Stored data →
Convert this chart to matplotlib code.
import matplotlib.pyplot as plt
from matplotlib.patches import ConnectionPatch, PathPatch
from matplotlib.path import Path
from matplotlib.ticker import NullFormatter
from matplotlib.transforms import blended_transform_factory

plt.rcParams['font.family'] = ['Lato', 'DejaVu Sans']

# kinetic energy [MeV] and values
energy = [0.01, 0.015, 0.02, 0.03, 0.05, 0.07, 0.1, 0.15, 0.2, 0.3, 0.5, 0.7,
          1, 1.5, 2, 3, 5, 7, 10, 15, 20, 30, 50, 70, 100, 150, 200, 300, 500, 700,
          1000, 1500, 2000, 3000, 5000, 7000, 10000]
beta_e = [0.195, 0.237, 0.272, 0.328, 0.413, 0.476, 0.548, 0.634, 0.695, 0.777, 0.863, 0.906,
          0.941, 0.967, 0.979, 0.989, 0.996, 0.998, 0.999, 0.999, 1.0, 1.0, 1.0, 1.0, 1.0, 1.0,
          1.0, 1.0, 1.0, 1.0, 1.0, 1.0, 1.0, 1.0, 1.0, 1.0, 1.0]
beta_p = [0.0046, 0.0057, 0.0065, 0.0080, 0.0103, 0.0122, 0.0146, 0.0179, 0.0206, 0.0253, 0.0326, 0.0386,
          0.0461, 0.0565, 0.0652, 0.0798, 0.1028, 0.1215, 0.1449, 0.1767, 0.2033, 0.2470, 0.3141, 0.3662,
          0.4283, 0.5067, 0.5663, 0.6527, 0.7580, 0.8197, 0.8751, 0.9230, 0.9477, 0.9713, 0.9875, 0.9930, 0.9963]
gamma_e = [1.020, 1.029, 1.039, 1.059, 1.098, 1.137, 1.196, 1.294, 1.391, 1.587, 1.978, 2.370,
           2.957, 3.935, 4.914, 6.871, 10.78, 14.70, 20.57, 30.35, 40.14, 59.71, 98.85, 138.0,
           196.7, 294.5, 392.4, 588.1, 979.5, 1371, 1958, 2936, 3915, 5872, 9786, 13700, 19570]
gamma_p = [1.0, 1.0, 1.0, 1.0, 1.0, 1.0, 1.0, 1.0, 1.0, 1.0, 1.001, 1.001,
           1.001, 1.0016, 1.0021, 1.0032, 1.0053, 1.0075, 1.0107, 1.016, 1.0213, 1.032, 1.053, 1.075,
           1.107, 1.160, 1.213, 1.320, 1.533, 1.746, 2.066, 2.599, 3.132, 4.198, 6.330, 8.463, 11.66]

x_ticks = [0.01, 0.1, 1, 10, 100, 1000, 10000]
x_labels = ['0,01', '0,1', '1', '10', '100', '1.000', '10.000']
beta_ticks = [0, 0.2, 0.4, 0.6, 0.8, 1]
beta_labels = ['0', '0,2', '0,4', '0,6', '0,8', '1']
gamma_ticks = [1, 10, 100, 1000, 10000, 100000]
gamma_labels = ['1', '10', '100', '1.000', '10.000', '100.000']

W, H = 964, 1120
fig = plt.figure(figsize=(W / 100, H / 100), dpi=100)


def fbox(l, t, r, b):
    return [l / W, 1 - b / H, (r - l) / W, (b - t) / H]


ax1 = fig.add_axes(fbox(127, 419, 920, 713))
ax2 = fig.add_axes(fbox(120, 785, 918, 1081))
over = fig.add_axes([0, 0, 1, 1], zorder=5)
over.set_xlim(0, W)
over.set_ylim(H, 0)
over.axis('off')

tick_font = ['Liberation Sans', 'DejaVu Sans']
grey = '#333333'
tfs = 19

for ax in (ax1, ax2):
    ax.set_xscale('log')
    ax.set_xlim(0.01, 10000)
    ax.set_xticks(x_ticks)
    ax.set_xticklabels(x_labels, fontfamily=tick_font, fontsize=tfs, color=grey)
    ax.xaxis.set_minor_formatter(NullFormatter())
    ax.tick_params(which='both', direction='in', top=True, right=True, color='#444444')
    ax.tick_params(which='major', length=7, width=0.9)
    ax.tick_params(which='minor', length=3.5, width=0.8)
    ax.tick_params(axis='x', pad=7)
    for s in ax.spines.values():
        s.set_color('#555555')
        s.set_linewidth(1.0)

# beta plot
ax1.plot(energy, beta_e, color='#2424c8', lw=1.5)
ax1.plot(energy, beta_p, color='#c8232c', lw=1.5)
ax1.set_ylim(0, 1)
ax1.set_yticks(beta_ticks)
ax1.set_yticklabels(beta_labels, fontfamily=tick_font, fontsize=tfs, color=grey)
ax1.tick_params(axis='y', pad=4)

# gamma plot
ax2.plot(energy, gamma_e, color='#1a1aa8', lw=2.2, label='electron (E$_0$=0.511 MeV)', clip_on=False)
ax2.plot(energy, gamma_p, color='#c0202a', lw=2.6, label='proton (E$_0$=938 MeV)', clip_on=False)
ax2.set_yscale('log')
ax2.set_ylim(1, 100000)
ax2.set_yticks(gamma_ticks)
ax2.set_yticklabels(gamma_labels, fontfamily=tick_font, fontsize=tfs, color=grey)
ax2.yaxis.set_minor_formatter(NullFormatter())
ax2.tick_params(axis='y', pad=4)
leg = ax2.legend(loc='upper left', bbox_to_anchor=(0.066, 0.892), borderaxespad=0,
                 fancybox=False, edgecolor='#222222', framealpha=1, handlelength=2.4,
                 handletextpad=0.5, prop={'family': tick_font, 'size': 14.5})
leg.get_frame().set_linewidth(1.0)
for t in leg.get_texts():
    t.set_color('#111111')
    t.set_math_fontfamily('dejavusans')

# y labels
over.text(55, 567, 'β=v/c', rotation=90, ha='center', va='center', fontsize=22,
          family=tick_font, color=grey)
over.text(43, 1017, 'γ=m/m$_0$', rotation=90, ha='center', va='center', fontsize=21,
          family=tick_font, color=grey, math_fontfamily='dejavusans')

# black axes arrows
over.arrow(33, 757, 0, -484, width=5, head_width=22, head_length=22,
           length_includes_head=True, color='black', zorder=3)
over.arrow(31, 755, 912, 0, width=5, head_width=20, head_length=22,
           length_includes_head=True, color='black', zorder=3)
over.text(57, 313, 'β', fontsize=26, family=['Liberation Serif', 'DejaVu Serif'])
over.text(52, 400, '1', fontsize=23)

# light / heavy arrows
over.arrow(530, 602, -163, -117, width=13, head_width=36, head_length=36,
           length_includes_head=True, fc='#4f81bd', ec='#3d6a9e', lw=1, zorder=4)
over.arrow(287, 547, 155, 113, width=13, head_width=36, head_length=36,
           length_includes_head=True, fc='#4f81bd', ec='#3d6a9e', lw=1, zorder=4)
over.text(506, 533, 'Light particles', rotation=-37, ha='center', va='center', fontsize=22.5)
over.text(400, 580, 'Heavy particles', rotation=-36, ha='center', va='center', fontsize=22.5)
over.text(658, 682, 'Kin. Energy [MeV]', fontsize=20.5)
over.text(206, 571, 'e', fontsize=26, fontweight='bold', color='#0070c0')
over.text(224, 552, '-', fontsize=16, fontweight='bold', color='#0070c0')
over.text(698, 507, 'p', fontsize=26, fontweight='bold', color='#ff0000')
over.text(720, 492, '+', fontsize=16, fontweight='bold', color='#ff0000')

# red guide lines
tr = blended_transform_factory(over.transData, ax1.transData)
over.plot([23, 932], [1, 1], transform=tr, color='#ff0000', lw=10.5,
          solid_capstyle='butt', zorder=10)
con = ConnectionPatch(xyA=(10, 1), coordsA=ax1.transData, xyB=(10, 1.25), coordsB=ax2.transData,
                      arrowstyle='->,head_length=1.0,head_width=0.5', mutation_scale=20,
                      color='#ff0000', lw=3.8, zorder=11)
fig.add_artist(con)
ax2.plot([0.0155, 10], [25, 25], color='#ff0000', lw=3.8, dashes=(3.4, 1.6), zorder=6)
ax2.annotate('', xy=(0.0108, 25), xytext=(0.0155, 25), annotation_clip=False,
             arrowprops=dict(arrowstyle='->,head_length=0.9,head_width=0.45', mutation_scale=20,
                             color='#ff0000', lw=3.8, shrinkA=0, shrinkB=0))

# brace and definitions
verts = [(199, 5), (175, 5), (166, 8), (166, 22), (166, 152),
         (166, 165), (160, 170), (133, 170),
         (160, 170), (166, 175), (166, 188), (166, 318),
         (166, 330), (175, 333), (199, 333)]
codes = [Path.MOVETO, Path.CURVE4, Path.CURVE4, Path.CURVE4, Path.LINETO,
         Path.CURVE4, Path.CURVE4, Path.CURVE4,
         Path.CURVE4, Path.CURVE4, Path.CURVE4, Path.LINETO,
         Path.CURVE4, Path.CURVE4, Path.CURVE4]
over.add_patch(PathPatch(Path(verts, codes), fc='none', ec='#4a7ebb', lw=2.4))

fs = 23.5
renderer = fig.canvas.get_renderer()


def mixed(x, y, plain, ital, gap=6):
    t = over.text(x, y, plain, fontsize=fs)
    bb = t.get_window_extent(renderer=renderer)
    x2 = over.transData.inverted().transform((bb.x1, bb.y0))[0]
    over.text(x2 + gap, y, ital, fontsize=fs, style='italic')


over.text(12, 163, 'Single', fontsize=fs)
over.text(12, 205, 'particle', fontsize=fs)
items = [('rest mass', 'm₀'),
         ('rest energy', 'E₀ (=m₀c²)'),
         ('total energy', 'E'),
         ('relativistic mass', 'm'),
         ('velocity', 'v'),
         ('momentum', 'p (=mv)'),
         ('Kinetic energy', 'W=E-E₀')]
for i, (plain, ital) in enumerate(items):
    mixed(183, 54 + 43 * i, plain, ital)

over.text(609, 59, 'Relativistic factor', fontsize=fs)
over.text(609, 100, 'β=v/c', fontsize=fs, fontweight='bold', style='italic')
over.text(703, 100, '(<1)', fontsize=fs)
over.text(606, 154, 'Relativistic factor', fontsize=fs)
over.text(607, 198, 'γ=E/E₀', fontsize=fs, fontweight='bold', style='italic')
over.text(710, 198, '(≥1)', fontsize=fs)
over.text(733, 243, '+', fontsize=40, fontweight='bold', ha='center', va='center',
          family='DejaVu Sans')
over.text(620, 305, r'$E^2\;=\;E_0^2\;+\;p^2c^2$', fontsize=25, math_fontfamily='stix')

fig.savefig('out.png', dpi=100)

Task description → Write down again the exact lines running from the beginning of the data to the line containing "plt.rcParams['font.family'] = ['Lato', 'DejaVu", with both ends included.

Answer to this task →
Convert this chart to matplotlib code.
import matplotlib.pyplot as plt
from matplotlib.patches import ConnectionPatch, PathPatch
from matplotlib.path import Path
from matplotlib.ticker import NullFormatter
from matplotlib.transforms import blended_transform_factory

plt.rcParams['font.family'] = ['Lato', 'DejaVu Sans']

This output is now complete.